To interpret this passage, it may help to know that Latour has said that when people talk about "context," they typically make a circle with their hands that starts at the collarbone and ends at the sternum, leading him to think that context is the size and shape of a pumpkin. He also adds a footnote to the end of the paragraph: "There is a confusion between the cartographic globe, which is a way to register as many differences as possible through the simple device of Cartesian coordinates, and the globe of so-called globalization, which is the extension everywhere of as small a set of standard formats as possible" (p.135, footnote 68). That is, Latour is objecting to systematization as a way of simplifying relationships by reducing them to a single manageable frame. He adds in the next paragraph:

Scale is not obtained by successive embeddings of spheres of different sizes—as in the case of Russian dolls—but by the capacity to establish more or less numerous relationships, and especially reciprocal ones. The hard lesson of actor-network theory, according to which there is no reason to confuse a well-connected locality with the utopia of the Globe, holds true for all associations of living beings. (p.136)

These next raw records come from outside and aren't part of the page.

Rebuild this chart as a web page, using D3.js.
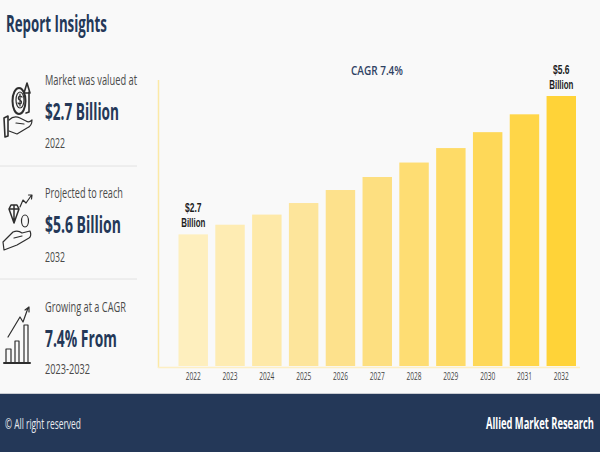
<!DOCTYPE html>
<html lang="en">
<head>
  <meta charset="UTF-8">
  <title>Report Insights</title>
  <style>
    html, body { margin: 0; padding: 0; background: #f9f9f9; overflow: hidden; }
    svg { display: block; }
    text { font-family: "Open Sans", sans-serif; }
    .tick line, .domain { display: none; }
    .icon { fill: none; stroke: #2e2e2e; stroke-width: 1.2; stroke-linejoin: round; stroke-linecap: round; }
  </style>
</head>
<body>
  <svg id="chart" width="600" height="452"></svg>

  <script src="https://d3js.org/d3.v7.min.js"></script>
  <script>
    const years = ["2022", "2023", "2024", "2025", "2026", "2027", "2028", "2029", "2030", "2031", "2032"];
    const values = [2.73, 2.93, 3.14, 3.38, 3.65, 3.92, 4.22, 4.52, 4.85, 5.22, 5.6];
    const insightLabels = ["Market was valued at", "Projected to reach", "Growing at a CAGR"];
    const insightValues = ["$2.7 Billion", "$5.6 Billion", "7.4% From"];
    const insightYears = ["2022", "2032", "2023-2032"];

    const navy = "#243858";
    const svg = d3.select("#chart");

    // squeeze a text sideways to a set width, the source font is narrower than what we have
    function squeeze(sel, x, y, width) {
      sel.attr("x", 0).attr("y", 0);
      const natural = sel.node().getComputedTextLength();
      sel.attr("transform", `translate(${x}, ${y}) scale(${width / natural}, 1)`);
      return sel;
    }

    function label(str, x, y, width, size, weight, color, anchor) {
      const t = svg.append("text")
        .attr("text-anchor", anchor || "start")
        .attr("font-size", size)
        .attr("font-weight", weight)
        .attr("fill", color)
        .text(str);
      return squeeze(t, x, y, width);
    }

    const xScale = d3.scaleBand().domain(years).range([178.5, 576]).paddingInner(0.2);
    const yScale = d3.scaleLinear().domain([0, 5.6]).range([366, 96]);
    const colorScale = d3.scaleLinear()
      .domain([2.7, 3.65, 5.6])
      .range(["#feefc0", "#fde18c", "#ffd338"]);

    // axis lines
    svg.append("line").attr("x1", 158.5).attr("x2", 158.5).attr("y1", 80).attr("y2", 368)
      .attr("stroke", "#fce9a6").attr("stroke-width", 1.5);
    svg.append("line").attr("x1", 158).attr("x2", 580).attr("y1", 367.5).attr("y2", 367.5)
      .attr("stroke", "#fdefc4").attr("stroke-width", 1.5);

    svg.selectAll(".bar")
      .data(values)
      .enter()
      .append("rect")
      .attr("class", "bar")
      .attr("x", (d, i) => xScale(years[i]))
      .attr("y", d => yScale(d))
      .attr("width", xScale.bandwidth())
      .attr("height", d => yScale(0) - yScale(d))
      .attr("fill", d => colorScale(d));

    const xAxis = svg.append("g")
      .attr("transform", "translate(0, 367)")
      .call(d3.axisBottom(xScale).tickSize(0).tickPadding(5));

    xAxis.selectAll("text")
      .attr("font-family", "Open Sans")
      .attr("font-size", 11)
      .attr("fill", "#444")
      .each(function () {
        const t = d3.select(this);
        const y = +t.attr("y");
        const dy = 0.71 * 11;
        squeeze(t.attr("dy", null), 0, y + dy, 15);
      });

    // end labels on the first and last bar
    [0, years.length - 1].forEach(i => {
      const cx = xScale(years[i]) + xScale.bandwidth() / 2;
      const top = yScale(values[i]);
      label("$" + values[i].toFixed(1), cx, top - 22.5, 17, 12.5, 700, "#1d1d1d", "middle")
        .style("font-family", "'Liberation Sans', sans-serif");
      label("Billion", cx, top - 7.5, 25, 12.5, 700, "#1d1d1d", "middle")
        .style("font-family", "'Liberation Sans', sans-serif");
    });

    label("CAGR 7.4%", 377, 75, 52, 13, 600, "#2f4263", "middle");

    // left column
    label("Report Insights", 6, 32, 101, 23, 700, navy);

    const labelY = [85, 198, 312];
    const valueY = [120, 233, 347];
    const yearY = [148, 262, 374];
    const labelW = [92, 78, 81];
    const valueW = [74, 76, 72];
    const yearW = [20, 20, 45];

    insightLabels.forEach((d, i) => {
      label(d, 45, labelY[i], labelW[i], 14, 400, "#4a4a4a");
      label(insightValues[i], 45, valueY[i], valueW[i], 23, 700, navy);
      label(insightYears[i], 45, yearY[i], yearW[i], 14, 400, "#4a4a4a");
    });

    [166, 279].forEach(y => {
      svg.append("line").attr("x1", 0).attr("x2", 137).attr("y1", y).attr("y2", y)
        .attr("stroke", "#e2e2e2").attr("stroke-width", 1);
    });

    // icons
    const iconMoney = svg.append("g").attr("class", "icon");
    iconMoney.append("path").attr("d", "M4 118 L8 116 L8 136 L5 137 Z").attr("stroke-width", 1.6);
    iconMoney.append("path").attr("d", "M9 120 Q14 115 20 118 L26 121 Q29 123 32 120 Q32 126 27 128 L17 134 L9 131 M16 123 L24 124");
    iconMoney.append("ellipse").attr("cx", 19).attr("cy", 101).attr("rx", 6.5).attr("ry", 13).attr("stroke-width", 2);
    iconMoney.append("ellipse").attr("cx", 20).attr("cy", 100).attr("rx", 4).attr("ry", 8);
    iconMoney.append("path").attr("d", "M22 97 Q20 95 18.5 97 Q18 100 20 100 Q22 101 21.5 103 Q20 105 18 103 M20 94 L20 106");
    iconMoney.append("path").attr("d", "M26 113 L29 112 L29 92 M24 93 L27 83 L30 93 Z").attr("stroke-width", 1.6);

    const iconGem = svg.append("g").attr("class", "icon");
    iconGem.append("path").attr("d", "M3 242 L13 232 Q18 230 22 233 L30 231 Q32 236 29 238 L17 245 L4 250 Z M14 238 L22 236");
    iconGem.append("path").attr("d", "M9 209 L11 205 L17 205 L19 209 L14 223 Z M9 209 L19 209 M14 205 L14 223").attr("stroke-width", 1.5);
    iconGem.append("ellipse").attr("cx", 25).attr("cy", 221).attr("rx", 3.5).attr("ry", 6);
    iconGem.append("path").attr("d", "M20 207 L23 200 L26 203 L31 196 M28.5 195 L32 195 L31.5 199");

    const iconBars = svg.append("g").attr("class", "icon");
    iconBars.append("path").attr("d", "M4 363 L30 363").attr("stroke-width", 2);
    iconBars.append("path").attr("d", "M6 363 L6 349 L11 349 L11 363 M15 363 L15 341 L19 341 L19 363 M24 363 L24 325 L28 325 L28 363");
    iconBars.append("path").attr("d", "M8 337 L20 317 L23 322 L28 308 M25 310 L29 307 L29 312");

    // footer
    svg.append("rect").attr("x", 0).attr("y", 394).attr("width", 600).attr("height", 58).attr("fill", navy);
    svg.append("line").attr("x1", 0).attr("x2", 600).attr("y1", 393.5).attr("y2", 393.5)
      .attr("stroke", "#c9ccd2").attr("stroke-width", 1);
    label("© All right reserved", 5, 429, 76, 15, 400, "#e9ebef");
    label("Allied Market Research", 486, 429, 108, 16, 700, "#ffffff");
  </script>
</body>
</html>
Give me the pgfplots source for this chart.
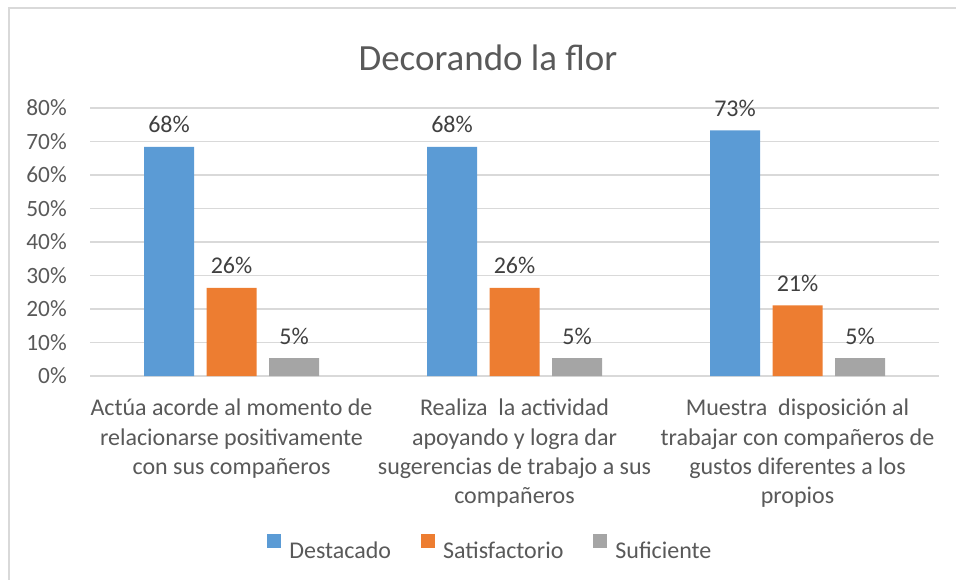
\documentclass[border=0pt]{standalone}
\usepackage{pgfplots}
\pgfplotsset{compat=1.18}
\usepackage{fontspec}
\setmainfont{Carlito}
\definecolor{cblue}{HTML}{5B9BD5}
\definecolor{corange}{HTML}{ED7D31}
\definecolor{cgray}{HTML}{A5A5A5}
\definecolor{gridc}{HTML}{D9D9D9}
\definecolor{txt}{HTML}{595959}
\definecolor{lbl}{HTML}{404040}
\begin{document}
\begin{tikzpicture}[x=0.75pt,y=0.75pt]
\useasboundingbox (0,0) rectangle (956,579);
\draw[gridc, line width=1.1pt] (9,-10) -- (9,571) -- (970,571);
\node[anchor=base, font=\fontsize{27.7}{32}\selectfont, text=txt] at (488,508) {Decorando la flor};
\begin{axis}[
  at={(67.5pt,152.25pt)}, anchor=south west,
  width=636.75pt, height=201pt, scale only axis,
  xmin=-0.5, xmax=2.5, ymin=0, ymax=80,
  ybar=9.375pt, bar width=37.5pt,
  xtick={0,1,2},
  xticklabels={{Actúa acorde al momento de\\relacionarse positivamente\\con sus compañeros},
               {Realiza\ \ la actividad\\apoyando y logra dar\\sugerencias de trabajo a sus\\compañeros},
               {Muestra\ \ disposición al\\trabajar con compañeros de\\gustos diferentes a los\\propios}},
  xticklabel style={align=center, anchor=north, inner sep=0pt, yshift=-17.25pt, font=\fontsize{18}{22}\selectfont, text=txt},
  ytick={0,10,...,80},
  yticklabel={\pgfmathprintnumber{\tick}\%},
  yticklabel style={anchor=east, inner sep=0pt, xshift=-17.25pt, font=\fontsize{17.5}{20}\selectfont, text=txt},
  /pgf/number format/assume math mode=true,
  ymajorgrids, grid style={draw=gridc, line width=1pt},
  axis line style={draw=none}, major tick length=0pt,
  nodes near coords={\pgfmathprintnumber[fixed,precision=0]{\pgfplotspointmeta}\%},
  every node near coord/.append style={anchor=base, yshift=10.5pt, inner sep=0pt, font=\fontsize{18}{20}\selectfont, text=lbl},
  legend columns=3,
  legend style={at={(0.472,-0.645)}, anchor=center, draw=none, fill=none,
    font=\fontsize{18}{20}\selectfont, text=txt,
    /tikz/every even column/.append style={column sep=20.5pt}},
  legend image code/.code={\path[#1, draw=none] (0pt,2.6pt) rectangle (10.5pt,13.1pt); \path (14.5pt,3pt);},
]
\addplot[fill=cblue, draw=none] coordinates {(0,68.4) (1,68.4) (2,73.3)};
\addplot[fill=corange, draw=none] coordinates {(0,26.3) (1,26.3) (2,21.1)};
\addplot[fill=cgray, draw=none] coordinates {(0,5.3) (1,5.3) (2,5.3)};
\legend{Destacado, Satisfactorio, Suficiente}
\end{axis}
\end{tikzpicture}
\end{document}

This discussion leads Latour (again, as is his wont) to contrast science and religion, which he does through tables: one contrasting two approaches to science and two approaches to religion (p.178) and another that rearranges these columns under the heading of "Natural religions" and "Terrestrialization" (with a science column and a nature column under each) (p.181). (One might suggest that in systematizing science and religion, these tables simplify their relationships by reducing them to a single manageable frame.)

The next lecture is on the end of times. Latour argues here that the certainty of truths from on high is "the exercise of terror" (p.198) and that (quoting Vogelin) the West was the apocalypse for other civilizations (p.205). In trying to determine the date of the Anthropocene, Latour (p.218, footnote 84) embraces a starting date of 1945, not just because that is when we laid down the first radioactive layer from the atom bomb, but also because "it frames exactly the existence of the Baby Boomers." (Latour was born in 1947, and to my knowledge, this is the most Boomer thing he has written.)

And I'm going to wrap things up here. If you've read Latour, especially more recent Latour, I don't think you will encounter many surprises in the second half of the book. He identifies and sharpens differences, then flips and betrays them (as he did with the science-vs-religion tables earlier). He criticizes science and religion in the same terms. He argues that we must carry religion along with us to a new understanding of the world. We must question the distinction between organism and environment and we must emancipate ourselves from the infinite. 

Do you need to pick up this book? No—if you have a casual interest in Latour, I would suggest some of his earlier books, and if you want to understand how Latourean thought can be applied to ecological questions, I would recommend Escobar first. But is it still readable and entertaining? Sure.